My how your baby has grown - but she is still little enough to need your close supervision when she is in the bath. Though when children can start to bathe unsupervised varies from child to child as they mature physically and emotionally at their own pace, children under 5 are rarely ready to start bathing themselves, and many physicians recommend waiting to start to give a child bathtime independence until somewhere around 7 to 9 years old.

Baths vs. showers 

Most discussions of toddler bathing center around, well, bathing, in baths, but toddlers are as capable of taking well-supervised showers as they are able to take well-supervised baths. Toddler showers tend to come in one of two flavors - either a regular shower that’s shared with one of her parents, or a shower with a hand-held, detachable showerhead, which you or your partner can hold to exactly your baby’s height. This method has the benefit of giving you the control to keep a water-shy child from getting water in her eyes, but the cost that you have to hold the showerhead yourself the whole time. On the other hand, shared showers can be more orderly, cutting out any splashing mess, and can give time-strapped parents or children who don’t like to let them out of their sight the chance to get clean.
Baths can be great for exploration and play with water, and can be a fun, relaxing way to wind down at the end of the day, but they’re not the only option for getting your baby clean, and since the toddler years can be a tumultuous time, it can be important to know your options.

Fear of water

Some days bath time may be your baby’s favorite time of day, but that doesn’t mean she won’t declare war on the tub the next day. Fear of water isn’t uncommon in toddlers, even a sudden fear, and some families handle it best by sticking to their bathing routine while others feel it’s better to cut down on baths, and substitute in some sponge baths, until the fear passes. In either case, introducing some fun playtime with water outside of a bath setting, maybe by teaching her to water plants outside or by introducing bubbles or some splash time in the kitchen sink, can help children start to become more water-friendly again.

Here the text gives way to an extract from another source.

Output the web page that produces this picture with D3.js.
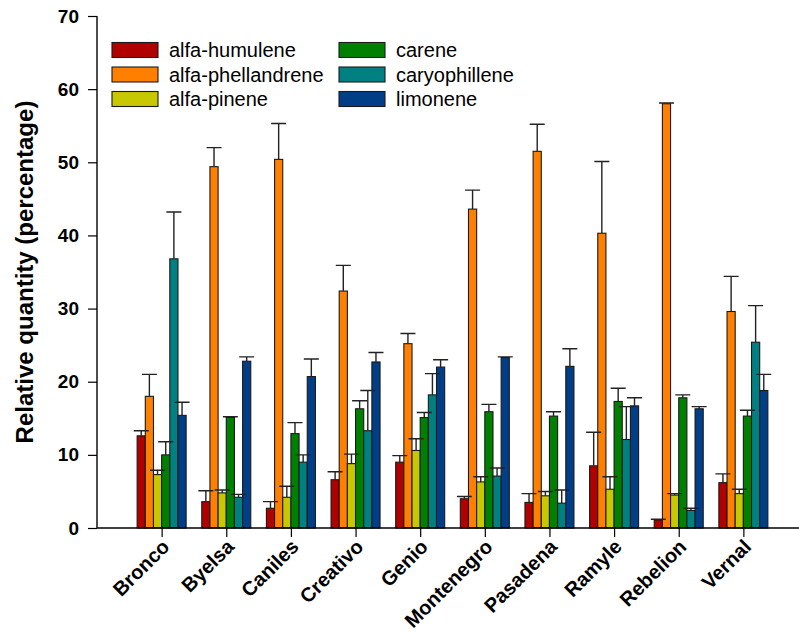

Another toddler fear that can get in the way of a smooth bathtime is fear of the shower, which can sometimes be cured by moving a removable showerhead out of the tub or by teaching her more about how it works. The fear of being pulled down the drain when the water drains out of the tub is more common than it sounds. This last fear has to do with the fact that your baby doesn’t have a very clear idea yet of what size she is in comparison to the other things in her world. As she starts to get a better sense of her physical reality, this fear should fade, but until then, some gentle explanations and maybe a new tradition of moving your baby out of the tub before draining the water can help.